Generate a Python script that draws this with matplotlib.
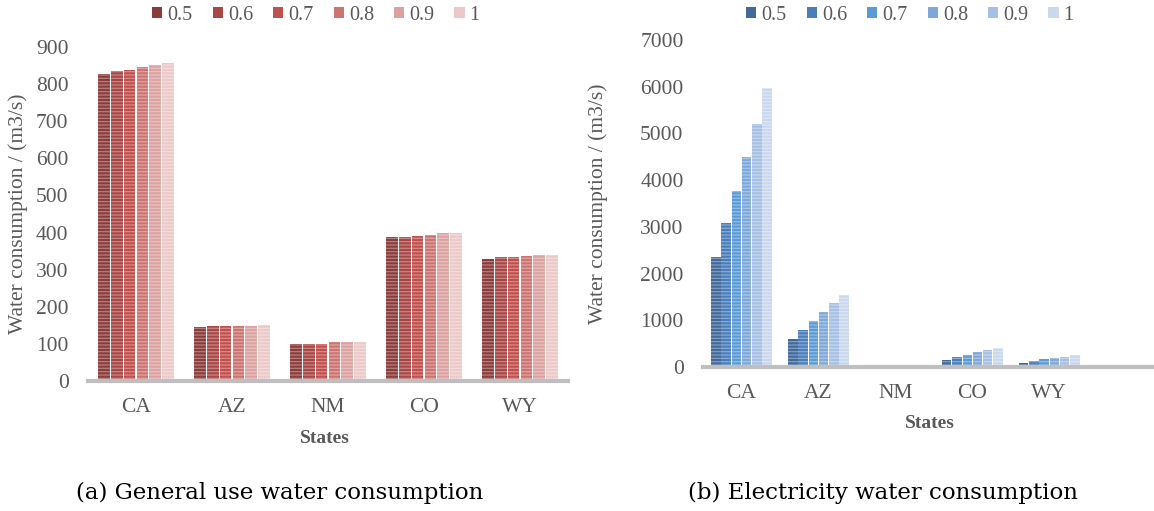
import matplotlib
matplotlib.use("Agg")
import matplotlib.pyplot as plt
import numpy as np

# data
states = ['CA', 'AZ', 'NM', 'CO', 'WY']
factors = ['0.5', '0.6', '0.7', '0.8', '0.9', '1']

general_use = [
    [827, 145, 101, 388, 330],   # 0.5
    [834, 149, 101, 388, 335],   # 0.6
    [839, 149, 101, 391, 335],   # 0.7
    [845, 149, 104, 393, 337],   # 0.8
    [852, 149, 104, 398, 339],   # 0.9
    [857, 152, 104, 400, 339],   # 1
]
electricity = [
    [2350, 600, 0, 160, 95],     # 0.5
    [3075, 790, 0, 210, 135],    # 0.6
    [3770, 985, 0, 260, 165],    # 0.7
    [4500, 1180, 0, 315, 185],   # 0.8
    [5210, 1375, 0, 360, 210],   # 0.9
    [5965, 1540, 0, 405, 265],   # 1
]

reds = ['#8c3b3b', '#a94646', '#c0504d', '#cd7370', '#dca1a1', '#ecc9c9']
blues = ['#41699a', '#4a7ebb', '#5b9bd5', '#7ea8da', '#a6bfe4', '#cad8ee']

plt.rcParams['font.family'] = ['Liberation Serif', 'DejaVu Serif']
plt.rcParams['hatch.linewidth'] = 0.9

W, H = 1154, 511
fig = plt.figure(figsize=(W / 100, H / 100), dpi=100)


def px_axes(l, r, b, t):
    return fig.add_axes([l / W, 1 - b / H, (r - l) / W, (b - t) / H])


def draw_panel(ax, data, colors, ymax, ystep, xmax):
    x = np.arange(len(states))
    n = len(factors)
    width = 0.8 / n
    for i, vals in enumerate(data):
        pos = x - 0.4 + width * (i + 0.5)
        ax.bar(pos, vals, width * 0.92, color=colors[i], linewidth=0, label=factors[i])
        ax.bar(pos, vals, width * 0.92, color='none', edgecolor=(1, 1, 1, 0.35),
               hatch='-----', linewidth=0)
    ax.set_xlim(-0.5, xmax)
    ax.set_ylim(0, ymax)
    ax.set_yticks(np.arange(0, ymax + 1, ystep))
    ax.set_xticks(x)
    ax.set_xticklabels(states)
    for s in ['top', 'right', 'left']:
        ax.spines[s].set_visible(False)
    ax.spines['bottom'].set_color('#bfbfbf')
    ax.spines['bottom'].set_linewidth(3)
    ax.tick_params(axis='both', length=0, labelsize=15.5, colors='#595959')
    ax.tick_params(axis='x', pad=12)
    ax.tick_params(axis='y', pad=14)
    ax.set_xlabel('States', fontsize=14, fontweight='bold', color='#595959')
    ax.set_ylabel('Water consumption / (m3/s)', fontsize=15.5, color='#595959')


ax1 = px_axes(88, 568, 381, 47)
draw_panel(ax1, general_use, reds, 900, 100, 4.5)
ax1.yaxis.set_label_coords(-0.125, 0.5)
ax1.xaxis.set_label_coords(0.494, -0.147)

ax2 = px_axes(703, 1154, 367, 40)
draw_panel(ax2, electricity, blues, 7000, 1000, 5.36)
ax2.yaxis.set_label_coords(-0.21, 0.5)
ax2.xaxis.set_label_coords(0.503, -0.147)

for ax, cx in [(ax1, 316 / W), (ax2, 910 / W)]:
    h, l = ax.get_legend_handles_labels()
    fig.legend(h[:6], l[:6], loc='center', bbox_to_anchor=(cx, 1 - 15 / H), ncol=6,
               frameon=False, fontsize=14.5, handlelength=0.5, handleheight=0.5,
               handletextpad=0.25, columnspacing=1.0, labelcolor='#595959')

fig.text(280 / W, 1 - 493 / H, '(a) General use water consumption', ha='center', va='center',
         fontsize=16.5, family=['DejaVu Serif'])
fig.text(883 / W, 1 - 493 / H, '(b) Electricity water consumption', ha='center', va='center',
         fontsize=16.5, family=['DejaVu Serif'])

fig.savefig('out.png', dpi=100)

_What to work on_
Return only the lines running from the top of the data to the line that holds "return fig.add_axes([l /". Include both of those lines, but skip the pictures.

_Finished task_
Generate a Python script that draws this with matplotlib.
import matplotlib
matplotlib.use("Agg")
import matplotlib.pyplot as plt
import numpy as np

# data
states = ['CA', 'AZ', 'NM', 'CO', 'WY']
factors = ['0.5', '0.6', '0.7', '0.8', '0.9', '1']

general_use = [
    [827, 145, 101, 388, 330],   # 0.5
    [834, 149, 101, 388, 335],   # 0.6
    [839, 149, 101, 391, 335],   # 0.7
    [845, 149, 104, 393, 337],   # 0.8
    [852, 149, 104, 398, 339],   # 0.9
    [857, 152, 104, 400, 339],   # 1
]
electricity = [
    [2350, 600, 0, 160, 95],     # 0.5
    [3075, 790, 0, 210, 135],    # 0.6
    [3770, 985, 0, 260, 165],    # 0.7
    [4500, 1180, 0, 315, 185],   # 0.8
    [5210, 1375, 0, 360, 210],   # 0.9
    [5965, 1540, 0, 405, 265],   # 1
]

reds = ['#8c3b3b', '#a94646', '#c0504d', '#cd7370', '#dca1a1', '#ecc9c9']
blues = ['#41699a', '#4a7ebb', '#5b9bd5', '#7ea8da', '#a6bfe4', '#cad8ee']

plt.rcParams['font.family'] = ['Liberation Serif', 'DejaVu Serif']
plt.rcParams['hatch.linewidth'] = 0.9

W, H = 1154, 511
fig = plt.figure(figsize=(W / 100, H / 100), dpi=100)


def px_axes(l, r, b, t):
    return fig.add_axes([l / W, 1 - b / H, (r - l) / W, (b - t) / H])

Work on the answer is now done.